Playing Chikin February 2, 2011

The chicken sandwich chain Chick-fil-A is owned by devout Christians who close their stores on Sundays and give lots of money to Christian causes.  The company gave some free sandwiches to a meeting of a “pro-family” group.  Since that group opposes gay marriage–even though Chick-fil-A has not said anything about that issue–some bloggers are calling for a boycott.

This is an especially big deal on university campuses, where Chick-fil-A has a presence.  Peter Wood sees the efforts to boycott the chain and to kick it off campus as symptomatic of some other trends in higher education:

Because of Chick-fil-A’s support for pro-family causes, it has recently run afoul of some gay bloggers who have called for a boycott of the restaurant chain. And as The New York Times reports, “Students at some universities have also begun trying to get the chain removed from campuses.”. . .

Students, of course, are well within their rights to criticize the company and to circulate petitions, and Chik-fil-A is well within its rights to support pro-family causes even as it pursues business opportunities on college and university campuses.  . . .I don’t see a free-speech issue emerging in this controversy.

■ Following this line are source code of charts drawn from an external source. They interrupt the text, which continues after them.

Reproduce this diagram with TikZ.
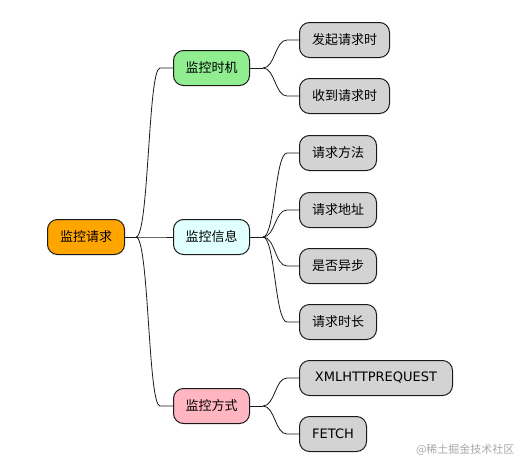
\documentclass[tikz,border=0pt]{standalone}
\usepackage{fontspec}
\setmainfont{DejaVu Sans}
\newfontfamily\cjk{Noto Sans CJK SC}
\definecolor{rootc}{HTML}{FFA500}
\definecolor{timec}{HTML}{90EE90}
\definecolor{infoc}{HTML}{E0FFFF}
\definecolor{wayc}{HTML}{FFB6C1}
\definecolor{leafc}{HTML}{D3D3D3}
\definecolor{edgec}{HTML}{1A1A1A}
\definecolor{markc}{HTML}{A8A8A8}
\begin{document}
\begin{tikzpicture}[x=1pt,y=-1pt,
  box/.style={draw=edgec,line width=1pt,rounded corners=10pt,minimum height=35pt,
    inner xsep=0pt,inner ysep=0pt,anchor=west,font=\cjk\fontsize{13}{15}\selectfont},
  latinbox/.style={box,font=\fontsize{13}{15}\selectfont},
  link/.style={draw=edgec,line width=0.8pt}]
\useasboundingbox (0,0) rectangle (530,469);
% nodes
\node[box,fill=rootc,minimum width=77pt] (root) at (47,237) {监控请求};
\node[box,fill=timec,minimum width=76pt] (time) at (173,68) {监控时机};
\node[box,fill=infoc,minimum width=76pt] (info) at (173,237) {监控信息};
\node[box,fill=wayc,minimum width=76pt] (way) at (173,406) {监控方式};
\node[box,fill=leafc,minimum width=90pt] (l1) at (299,40) {发起请求时};
\node[box,fill=leafc,minimum width=90pt] (l2) at (299,96) {收到请求时};
\node[box,fill=leafc,minimum width=77pt] (l3) at (299,153) {请求方法};
\node[box,fill=leafc,minimum width=77pt] (l4) at (299,210) {请求地址};
\node[box,fill=leafc,minimum width=77pt] (l5) at (299,266) {是否异步};
\node[box,fill=leafc,minimum width=77pt] (l6) at (299,322) {请求时长};
\node[latinbox,fill=leafc,minimum width=153pt] (l7) at (299,378) {XMLHTTPREQUEST};
\node[latinbox,fill=leafc,minimum width=67pt] (l8) at (299,434) {FETCH};
\node[anchor=east,text=markc,font=\cjk\fontsize{11}{13}\selectfont] (mark) at (518,450) {@稀土掘金技术社区};
% junctions
\coordinate (j0) at ([xshift=11pt]root.east);
\coordinate (jt) at ([xshift=13pt]time.east);
\coordinate (ji) at ([xshift=13pt]info.east);
\coordinate (jw) at ([xshift=13pt]way.east);
\draw[link] (root.east) -- (j0);
\draw[link] (time.east) -- (jt);
\draw[link] (info.east) -- (ji);
\draw[link] (way.east) -- (jw);
% root to level 1
\foreach \c in {time,info,way}{
  \draw[link] (j0) .. controls ([xshift=13pt]j0) and ([xshift=-25pt]\c.west) .. ([xshift=-13pt]\c.west) -- (\c.west);
}
% level 1 to leaves
\foreach \p/\c in {jt/l1,jt/l2,ji/l3,ji/l4,ji/l5,ji/l6,jw/l7,jw/l8}{
  \draw[link] (\p) .. controls ([xshift=12pt]\p) and ([xshift=-24pt]\c.west) .. ([xshift=-12pt]\c.west) -- (\c.west);
}
\end{tikzpicture}
\end{document}
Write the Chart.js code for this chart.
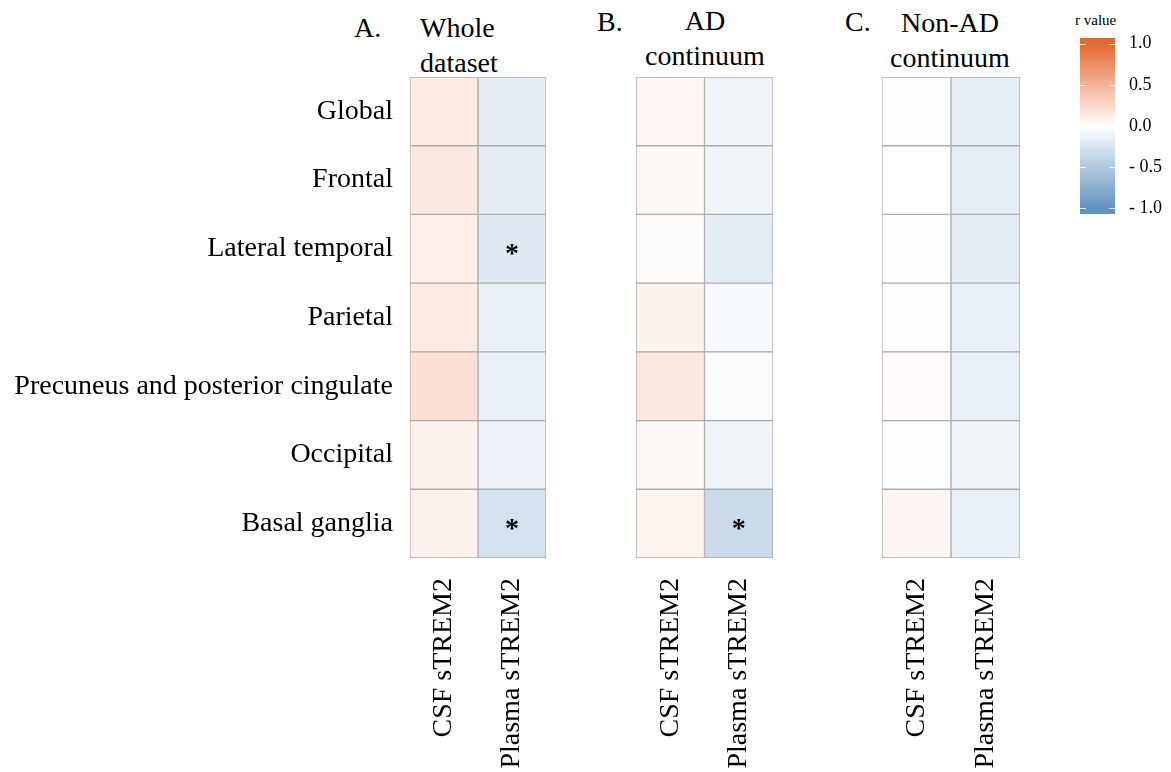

But I do see another instance of aggressive intolerance in higher education towards those who uphold traditional social values.

So far as I can tell, no one has accused Chick-fil-A of discriminating against gays and lesbians in its employment practices or its customer service. The incident that sparked the boycott campaign was a Pennsylvania Chick-fil-A restaurant’s provision of sandwiches and brownies to a marriage seminar put on by the Pennsylvania Family Institute—a group that opposes gay marriage and has been characterized by activists as anti-gay. The seminar in Harrisburg is “The Art of Marriage:  Getting to the Heart of God’s Design.”

Presumably Chick-fil-A contributes to other groups that hold similar views. Does that really provide a sound reason to those who favor gay marriage to drive Chick-fil-A off campus?I think not. The campaign is unwise because it seeks to punish and stigmatize those with whom the protesters disagree. The ideal of the campus as a place where people debate their differences by means of rational arguments and well-vetted evidence has been on a downward trajectory for decades. Kicking Chick-fil-A off campus is a reductio ad absurdum of the now-common tactic of roaring at your supposed opponents. The company, after all, isn’t busy on campus promoting an anti-gay marriage agenda. It’s just selling chicken sandwiches.

Protests like the one aimed at Chick-fil-A are partly or even mostly attempts to exhibit the power of the protesters. That aim has nothing to do with winning the argument—is gay marriage a good social policy or a mistaken one?—and everything to do with controlling the narrative. Only those who agree with the protesters are granted a legitimate voice hereafter. Roar loud enough and you may intimidate the target, but that’s of less importance than pumping up excitement among followers and creating a secondary wave of self-censorship among others who correctly surmise that it is dangerous to disagree.

via Is Chick-fil-A Anti-Gay? – Innovations – The Chronicle of Higher Education.

Do you think gays are overplaying their hand?  They get legal rights, civil unions, in many places since they have the moral high ground same-sex marriage.  Do they need to persecute people who do not agree with them?